In the entries below, find every line holding the string "this" and collect it.

Excerpted data –
★ ★ ★ ★ ★ ★ ★
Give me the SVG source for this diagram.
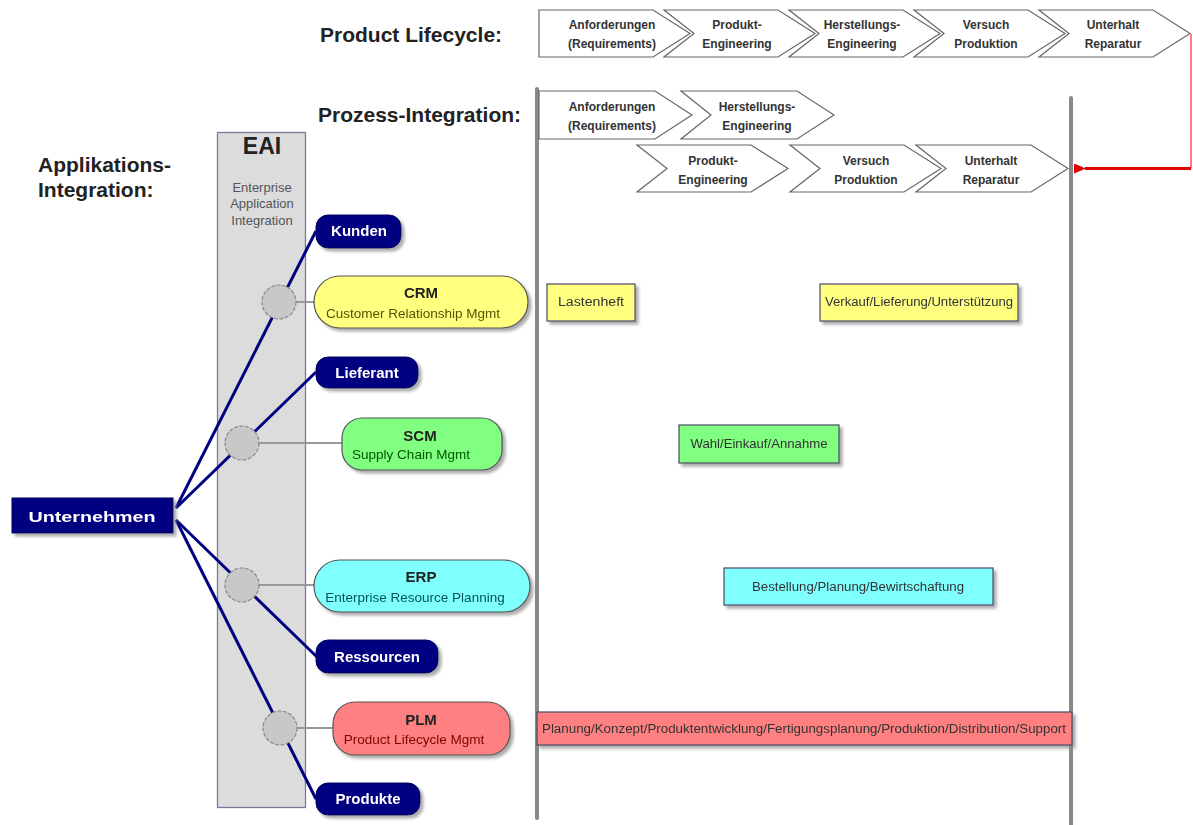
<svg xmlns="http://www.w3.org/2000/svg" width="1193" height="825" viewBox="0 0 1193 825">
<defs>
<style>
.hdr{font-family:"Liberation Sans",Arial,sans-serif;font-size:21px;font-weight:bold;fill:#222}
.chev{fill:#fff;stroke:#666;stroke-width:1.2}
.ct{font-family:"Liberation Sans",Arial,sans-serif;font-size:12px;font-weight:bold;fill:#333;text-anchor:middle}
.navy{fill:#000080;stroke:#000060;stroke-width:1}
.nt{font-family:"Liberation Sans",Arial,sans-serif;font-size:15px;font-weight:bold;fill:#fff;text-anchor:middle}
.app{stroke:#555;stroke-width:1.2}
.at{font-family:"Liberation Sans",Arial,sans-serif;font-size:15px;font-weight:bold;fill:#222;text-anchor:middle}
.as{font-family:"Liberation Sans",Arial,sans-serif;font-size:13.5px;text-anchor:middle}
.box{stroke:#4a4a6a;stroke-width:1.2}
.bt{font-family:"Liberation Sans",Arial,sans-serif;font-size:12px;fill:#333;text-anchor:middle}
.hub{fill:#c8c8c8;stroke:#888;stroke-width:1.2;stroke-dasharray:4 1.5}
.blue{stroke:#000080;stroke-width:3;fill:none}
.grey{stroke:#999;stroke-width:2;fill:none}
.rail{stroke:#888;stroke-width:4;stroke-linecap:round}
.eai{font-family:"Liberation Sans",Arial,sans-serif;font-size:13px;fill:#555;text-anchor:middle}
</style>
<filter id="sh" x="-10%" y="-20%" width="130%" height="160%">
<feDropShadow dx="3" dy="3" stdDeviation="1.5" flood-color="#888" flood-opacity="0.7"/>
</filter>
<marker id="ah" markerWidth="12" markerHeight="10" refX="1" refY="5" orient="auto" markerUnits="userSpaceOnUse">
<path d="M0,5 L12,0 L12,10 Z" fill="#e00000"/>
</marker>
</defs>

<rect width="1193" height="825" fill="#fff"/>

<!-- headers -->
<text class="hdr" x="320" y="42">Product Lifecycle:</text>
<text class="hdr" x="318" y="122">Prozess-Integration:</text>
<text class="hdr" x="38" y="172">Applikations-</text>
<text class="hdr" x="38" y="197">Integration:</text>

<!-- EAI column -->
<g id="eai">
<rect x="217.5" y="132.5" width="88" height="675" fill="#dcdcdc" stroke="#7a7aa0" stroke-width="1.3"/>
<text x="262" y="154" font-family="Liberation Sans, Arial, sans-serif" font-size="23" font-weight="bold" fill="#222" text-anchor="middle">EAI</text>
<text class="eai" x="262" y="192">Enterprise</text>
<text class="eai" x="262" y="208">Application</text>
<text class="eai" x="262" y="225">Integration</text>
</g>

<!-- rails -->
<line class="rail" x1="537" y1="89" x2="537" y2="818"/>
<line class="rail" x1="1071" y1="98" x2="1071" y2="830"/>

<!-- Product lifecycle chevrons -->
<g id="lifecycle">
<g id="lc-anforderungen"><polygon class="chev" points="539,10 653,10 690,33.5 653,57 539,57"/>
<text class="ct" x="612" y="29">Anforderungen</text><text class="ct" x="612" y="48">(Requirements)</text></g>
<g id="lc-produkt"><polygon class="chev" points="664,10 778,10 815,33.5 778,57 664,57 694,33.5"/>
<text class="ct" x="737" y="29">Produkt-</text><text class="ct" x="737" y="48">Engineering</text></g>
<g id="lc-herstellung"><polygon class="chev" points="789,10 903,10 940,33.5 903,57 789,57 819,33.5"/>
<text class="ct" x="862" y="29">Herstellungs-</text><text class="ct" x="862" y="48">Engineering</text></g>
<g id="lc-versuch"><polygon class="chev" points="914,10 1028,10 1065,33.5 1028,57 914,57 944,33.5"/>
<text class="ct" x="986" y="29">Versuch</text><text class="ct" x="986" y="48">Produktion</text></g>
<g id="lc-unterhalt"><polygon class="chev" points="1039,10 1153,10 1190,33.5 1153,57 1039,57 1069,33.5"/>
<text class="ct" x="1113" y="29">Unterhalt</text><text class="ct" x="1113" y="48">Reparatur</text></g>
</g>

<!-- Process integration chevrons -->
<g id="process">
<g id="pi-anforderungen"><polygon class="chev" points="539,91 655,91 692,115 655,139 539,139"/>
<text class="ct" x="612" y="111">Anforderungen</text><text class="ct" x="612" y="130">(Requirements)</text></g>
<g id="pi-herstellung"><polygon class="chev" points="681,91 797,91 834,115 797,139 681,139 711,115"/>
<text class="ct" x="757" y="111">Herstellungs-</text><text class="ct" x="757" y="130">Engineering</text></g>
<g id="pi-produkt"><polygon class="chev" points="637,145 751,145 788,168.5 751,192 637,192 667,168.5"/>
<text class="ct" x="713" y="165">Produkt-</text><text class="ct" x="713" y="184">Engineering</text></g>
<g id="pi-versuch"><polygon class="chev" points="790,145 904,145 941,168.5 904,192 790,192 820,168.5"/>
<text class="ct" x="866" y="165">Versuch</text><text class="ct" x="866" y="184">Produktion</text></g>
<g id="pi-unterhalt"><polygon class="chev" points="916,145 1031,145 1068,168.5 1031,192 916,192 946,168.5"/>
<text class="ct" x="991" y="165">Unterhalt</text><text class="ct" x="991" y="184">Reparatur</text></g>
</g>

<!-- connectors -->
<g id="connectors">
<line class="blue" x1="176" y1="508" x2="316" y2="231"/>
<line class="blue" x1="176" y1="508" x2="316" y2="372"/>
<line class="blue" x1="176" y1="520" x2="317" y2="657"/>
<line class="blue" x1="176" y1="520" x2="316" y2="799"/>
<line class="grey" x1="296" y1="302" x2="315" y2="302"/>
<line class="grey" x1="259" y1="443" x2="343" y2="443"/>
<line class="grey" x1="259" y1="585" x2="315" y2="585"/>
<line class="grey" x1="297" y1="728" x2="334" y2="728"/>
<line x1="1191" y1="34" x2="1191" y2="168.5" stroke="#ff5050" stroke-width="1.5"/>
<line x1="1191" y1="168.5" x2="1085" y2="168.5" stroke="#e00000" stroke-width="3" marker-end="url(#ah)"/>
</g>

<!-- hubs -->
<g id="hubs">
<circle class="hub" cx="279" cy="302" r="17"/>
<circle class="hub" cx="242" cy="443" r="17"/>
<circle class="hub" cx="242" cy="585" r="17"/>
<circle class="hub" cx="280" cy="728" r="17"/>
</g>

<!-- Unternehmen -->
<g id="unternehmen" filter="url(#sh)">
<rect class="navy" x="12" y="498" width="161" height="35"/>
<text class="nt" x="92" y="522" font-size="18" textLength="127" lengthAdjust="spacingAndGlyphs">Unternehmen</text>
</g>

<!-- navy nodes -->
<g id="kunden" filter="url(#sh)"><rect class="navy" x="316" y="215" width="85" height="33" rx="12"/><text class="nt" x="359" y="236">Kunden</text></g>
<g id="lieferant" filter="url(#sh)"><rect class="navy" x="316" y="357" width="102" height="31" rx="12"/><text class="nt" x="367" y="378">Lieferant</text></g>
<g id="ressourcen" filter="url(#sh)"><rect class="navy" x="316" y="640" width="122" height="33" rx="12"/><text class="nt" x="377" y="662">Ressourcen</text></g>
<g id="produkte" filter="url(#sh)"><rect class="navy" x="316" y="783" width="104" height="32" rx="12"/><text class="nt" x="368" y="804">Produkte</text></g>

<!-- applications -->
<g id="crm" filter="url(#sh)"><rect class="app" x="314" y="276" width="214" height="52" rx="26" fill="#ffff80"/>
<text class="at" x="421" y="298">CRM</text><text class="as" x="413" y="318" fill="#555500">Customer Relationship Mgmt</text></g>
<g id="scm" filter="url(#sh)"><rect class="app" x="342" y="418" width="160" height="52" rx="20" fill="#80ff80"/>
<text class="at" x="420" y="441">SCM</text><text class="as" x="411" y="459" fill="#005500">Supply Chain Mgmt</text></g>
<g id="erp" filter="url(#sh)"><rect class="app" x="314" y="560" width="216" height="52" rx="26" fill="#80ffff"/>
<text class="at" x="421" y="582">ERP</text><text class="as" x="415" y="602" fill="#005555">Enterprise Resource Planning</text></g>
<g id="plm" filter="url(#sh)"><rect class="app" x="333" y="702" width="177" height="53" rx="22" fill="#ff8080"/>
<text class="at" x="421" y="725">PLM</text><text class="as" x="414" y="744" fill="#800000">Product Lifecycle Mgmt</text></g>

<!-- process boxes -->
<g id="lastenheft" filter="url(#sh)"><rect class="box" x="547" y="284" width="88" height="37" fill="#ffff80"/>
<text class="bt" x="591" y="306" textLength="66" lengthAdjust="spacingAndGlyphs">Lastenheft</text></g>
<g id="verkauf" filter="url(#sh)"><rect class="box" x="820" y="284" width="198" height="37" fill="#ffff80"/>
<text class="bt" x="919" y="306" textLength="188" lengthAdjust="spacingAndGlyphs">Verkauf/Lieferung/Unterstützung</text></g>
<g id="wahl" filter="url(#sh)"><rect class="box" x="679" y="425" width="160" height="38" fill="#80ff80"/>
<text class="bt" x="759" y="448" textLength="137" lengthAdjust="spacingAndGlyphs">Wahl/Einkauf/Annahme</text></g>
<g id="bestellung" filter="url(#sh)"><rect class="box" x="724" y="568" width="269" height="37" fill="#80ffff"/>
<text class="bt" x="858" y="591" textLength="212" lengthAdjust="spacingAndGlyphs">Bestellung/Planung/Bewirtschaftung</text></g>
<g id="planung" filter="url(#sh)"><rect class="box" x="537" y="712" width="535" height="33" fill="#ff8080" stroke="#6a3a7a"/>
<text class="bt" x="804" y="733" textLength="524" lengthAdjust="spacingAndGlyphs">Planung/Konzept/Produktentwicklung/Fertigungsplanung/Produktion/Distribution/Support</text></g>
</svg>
★ ★ ★ ★ ★ ★ ★
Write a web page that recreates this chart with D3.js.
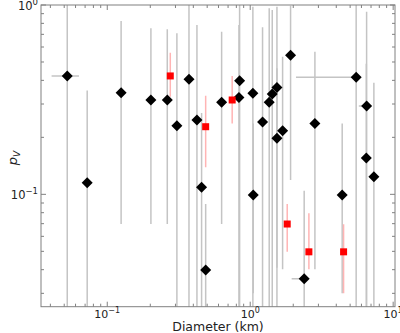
★ ★ ★ ★ ★ ★ ★
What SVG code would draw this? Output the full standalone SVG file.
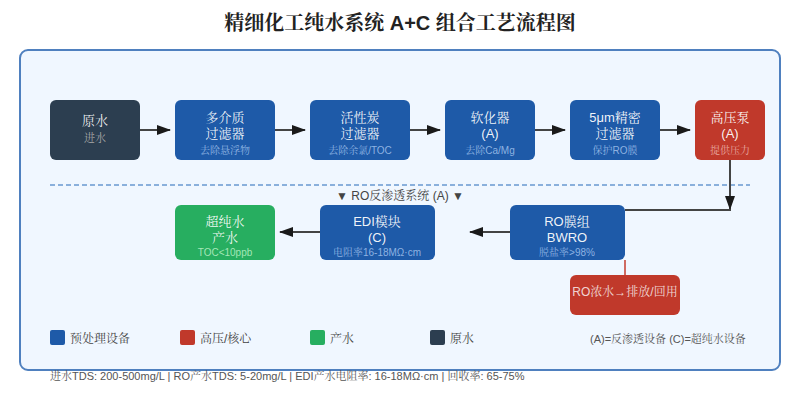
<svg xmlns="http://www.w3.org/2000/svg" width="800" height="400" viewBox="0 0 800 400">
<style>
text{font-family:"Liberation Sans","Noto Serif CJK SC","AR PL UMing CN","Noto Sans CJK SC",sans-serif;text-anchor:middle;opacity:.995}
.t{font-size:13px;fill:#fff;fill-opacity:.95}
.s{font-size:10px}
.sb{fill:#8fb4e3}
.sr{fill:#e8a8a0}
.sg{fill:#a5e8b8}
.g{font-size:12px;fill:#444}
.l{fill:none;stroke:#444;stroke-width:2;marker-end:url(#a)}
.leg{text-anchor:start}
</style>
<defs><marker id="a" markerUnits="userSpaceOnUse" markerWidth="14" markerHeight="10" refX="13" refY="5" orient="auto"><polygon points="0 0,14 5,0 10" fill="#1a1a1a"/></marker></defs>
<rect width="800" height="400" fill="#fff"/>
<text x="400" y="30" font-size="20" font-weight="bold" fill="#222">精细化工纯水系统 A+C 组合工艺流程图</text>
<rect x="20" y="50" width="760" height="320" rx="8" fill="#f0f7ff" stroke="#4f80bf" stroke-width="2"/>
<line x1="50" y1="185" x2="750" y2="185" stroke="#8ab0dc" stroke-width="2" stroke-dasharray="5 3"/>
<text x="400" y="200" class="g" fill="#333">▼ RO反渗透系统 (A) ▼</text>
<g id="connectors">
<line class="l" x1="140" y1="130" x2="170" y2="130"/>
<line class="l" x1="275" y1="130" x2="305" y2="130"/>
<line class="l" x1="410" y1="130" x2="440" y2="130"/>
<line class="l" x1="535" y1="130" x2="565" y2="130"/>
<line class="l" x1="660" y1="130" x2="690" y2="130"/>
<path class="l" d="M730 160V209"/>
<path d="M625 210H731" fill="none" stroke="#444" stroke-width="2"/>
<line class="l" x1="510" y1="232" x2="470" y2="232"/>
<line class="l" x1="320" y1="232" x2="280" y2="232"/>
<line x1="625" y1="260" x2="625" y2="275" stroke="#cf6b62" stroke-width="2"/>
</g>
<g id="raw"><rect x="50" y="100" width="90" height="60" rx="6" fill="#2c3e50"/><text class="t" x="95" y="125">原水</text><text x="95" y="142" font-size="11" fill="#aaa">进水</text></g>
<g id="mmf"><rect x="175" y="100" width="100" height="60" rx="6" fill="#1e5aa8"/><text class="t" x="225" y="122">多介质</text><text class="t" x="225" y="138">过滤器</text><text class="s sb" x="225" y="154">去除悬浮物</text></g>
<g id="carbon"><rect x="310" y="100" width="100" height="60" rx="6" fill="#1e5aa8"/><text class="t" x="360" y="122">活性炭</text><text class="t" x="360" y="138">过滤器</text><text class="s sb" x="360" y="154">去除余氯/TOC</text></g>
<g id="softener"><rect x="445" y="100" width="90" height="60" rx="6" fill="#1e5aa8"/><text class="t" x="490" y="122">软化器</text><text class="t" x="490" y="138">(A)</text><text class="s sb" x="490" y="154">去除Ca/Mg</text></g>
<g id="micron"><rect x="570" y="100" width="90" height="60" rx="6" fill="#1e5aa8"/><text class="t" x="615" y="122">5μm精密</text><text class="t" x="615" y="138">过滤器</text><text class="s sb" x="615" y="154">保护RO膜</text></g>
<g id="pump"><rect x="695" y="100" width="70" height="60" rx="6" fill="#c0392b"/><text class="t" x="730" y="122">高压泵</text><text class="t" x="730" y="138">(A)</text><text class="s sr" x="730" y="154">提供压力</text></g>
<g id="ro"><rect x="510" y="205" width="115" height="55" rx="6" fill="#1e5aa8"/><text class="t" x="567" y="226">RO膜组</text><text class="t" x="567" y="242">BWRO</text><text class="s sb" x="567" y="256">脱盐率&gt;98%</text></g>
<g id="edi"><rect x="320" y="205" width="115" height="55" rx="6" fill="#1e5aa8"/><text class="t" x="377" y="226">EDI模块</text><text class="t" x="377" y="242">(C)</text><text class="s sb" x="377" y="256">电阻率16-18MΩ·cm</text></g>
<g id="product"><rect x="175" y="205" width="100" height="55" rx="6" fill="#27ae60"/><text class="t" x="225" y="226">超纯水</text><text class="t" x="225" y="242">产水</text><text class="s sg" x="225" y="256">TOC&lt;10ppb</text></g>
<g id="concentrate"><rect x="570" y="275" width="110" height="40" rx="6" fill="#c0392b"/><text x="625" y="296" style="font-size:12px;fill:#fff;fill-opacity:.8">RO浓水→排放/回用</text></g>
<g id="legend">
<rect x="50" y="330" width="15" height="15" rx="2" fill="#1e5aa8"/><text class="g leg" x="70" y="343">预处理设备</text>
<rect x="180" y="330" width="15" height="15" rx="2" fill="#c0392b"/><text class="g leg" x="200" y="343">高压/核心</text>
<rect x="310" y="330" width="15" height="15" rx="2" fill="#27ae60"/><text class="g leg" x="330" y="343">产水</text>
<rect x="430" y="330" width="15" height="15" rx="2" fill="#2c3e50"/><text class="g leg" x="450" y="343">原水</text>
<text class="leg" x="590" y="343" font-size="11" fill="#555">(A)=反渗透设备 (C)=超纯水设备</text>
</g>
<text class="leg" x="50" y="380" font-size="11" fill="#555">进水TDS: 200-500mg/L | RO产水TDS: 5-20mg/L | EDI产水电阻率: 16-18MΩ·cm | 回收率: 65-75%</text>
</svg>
★ ★ ★ ★ ★ ★ ★
Complete answer –
Give me the SVG source for this diagram.
Write a web page that recreates this chart with D3.js.
What SVG code would draw this? Output the full standalone SVG file.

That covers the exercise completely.